In practice, the amalgam of civil rights and environmentalism often summons the worst reflexes of both movements, combining   frivolous charges of racism along with unfounded environmental scares. It is not clear which of the two movements has been degraded the most by this unlikely marriage. It is common to hear fully compliant industrial siting decisions near low-income or minority communities labeled “genocide.” Both movements are stuck in the past, comparing issues of perceived environmental injustice to extreme events long past: for the civil rights movement.

Wherever Progressivism leads, religious liberals are sure to follow, as James Wanliss points out in Resisting the Green Dragon: Dominion, Not Death:

One of the prominent departments in the NCC is the EcoJustice Program, “designed to heal and defend creation, working to assure justice for all of creation and the human beings who live in it.” In 2002, following the lead of the Evangelical Environmental Network, the EcoJustice Program embraced the “What Would Jesus Drive?” campaign, aimed at making Americans feel guilty about driving cars. …

By 2005, when the global warming Kyoto protocol came into force, the NCC had enlisted thousands of Christian congregations in a massive letter-writing campaign in favor of environmentalist causes. So it is that Christian congregations become co-opted to train parishioners that it is their moral duty to go Green with Christ, to form Green Congregations, or Eco-Congregations; for the hip and chic, Green is the new black. The NCC EcoJustice program recently reiterated, “The opportunity is before us, to set the example and be a light in this world—Greening our churches, our homes, and calling on our leaders to fight climate change.” However, it is a little hard to imagine how they can remain light to this world given that they and their political allies have banned the humble light bulb and rage against the exhaust fumes from candles, wood fires, and anything else that shines or breathes. In camps, in Sunday schools, and from the pulpits comes the new Gospel of Green—to save the Earth from humans. Guilt manipulators of the world, unite!

As I argue in Social Justice: How Good Intentions Undermine Justice and Gospel, just published by the Family Research Council, social justice is really simply injustice.

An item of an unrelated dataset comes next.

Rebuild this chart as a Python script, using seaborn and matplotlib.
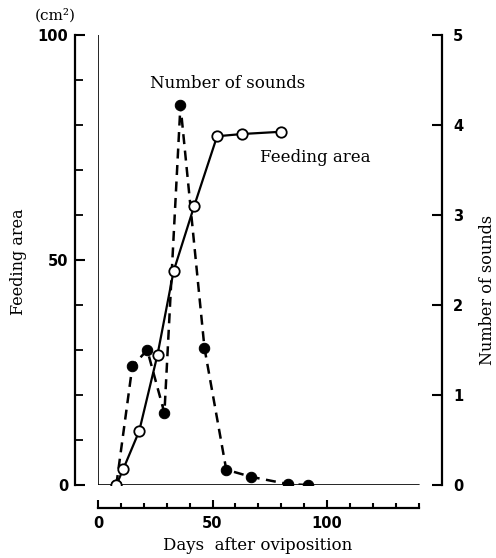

· While true justice requires impartial application of law to all people, social justice requires partiality toward favored groups.

· While true justice strives to conform to a universal, objective standard of right and wrong, according to which different behavior naturally leads to different outcomes, social justice strives for a changing, subjective, egalitarian outcome.

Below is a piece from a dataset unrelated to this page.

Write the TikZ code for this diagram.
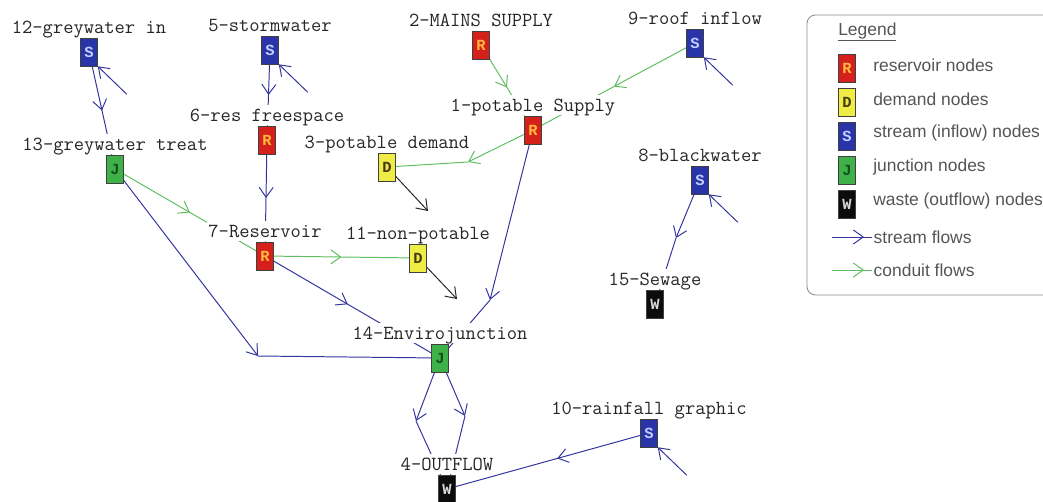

· While true justice underlies negative rights—rights against harm—social justice touts a plethora of positive, benefit “rights” that can only be provided to some by harming others.

Beware: “environmental justice” is simply “social justice” in a fresh disguise.

——————-

E. Calvin Beisner, Ph.D., is Founder and National Spokesman of the Cornwall Alliance for the Stewardship of Creation.

5 Comments


  1. GB in TN  

    The author needs to visit the “the other side of the tracks” and actually visit the “Environmental Justice” communities that he derides.
    Do you think the polluters are actually next to the Country Club or gated communities?

    Do you know where TVA dumped the fly ash from the fly ash dump that overflowed into a Tennessee River?
    http://www.knoxnews.com/news/2009/jul/03/epa-allows-tva-to-dump-spilled-coal-ash-in/

    There are so many EJ communities that have debilitating injuries and deaths from having polluters on their doorsteps.

    I wouldn’t worry too much about it, there is nothing done about EJ so the author and his wanna be believers can rest easy.

    http://cocej.webs.com/

    What a bunch of radical whiners these poor people are. Imagine having to fight city hall to stop local employers from poisoning the poor people near the factories.

    From a Conservative Republican with open eyes.

    Reply

  2. JohnInMA  

    I think GB in TN misses the point almost completely. Yes, there are polluting entities that are located nearer to poorer communities than to “country clubs”. However, when progressives focus on the skin color or ethnicity of those poor, they do a disservice to the poor in general. Is the poor Laotian really any different than the poor Appalachian who may be equally impacted, for example?

    Because the ‘_____ Justice’ programs (fill in the blank) fundamentally prioritize factors such as race, their ability to bring change is at least dampened if not ineffective. Were the primary focus to be the science of the pollution and associated risks – perhaps by anonymous head count and NOT by ‘protected classes’ – more progress could be made.

    One way is mostly rational and factual. The other shifts too much of the debate and energy to politics.

    Reply

  3. Ed Reid  

    GB in TV @1

    I loved your example. I trust you realize that TVA is a “government sponsored enterprise”.

    Reply

  4. The Quadfather  

    Most industrial activity I see is located in industrial parks. These are large areas of land set aside for industrial use. The poor are in or near these places because they are not high dollar. If they could afford places with names like Barrington Hall, they wouldn’t be poor would they?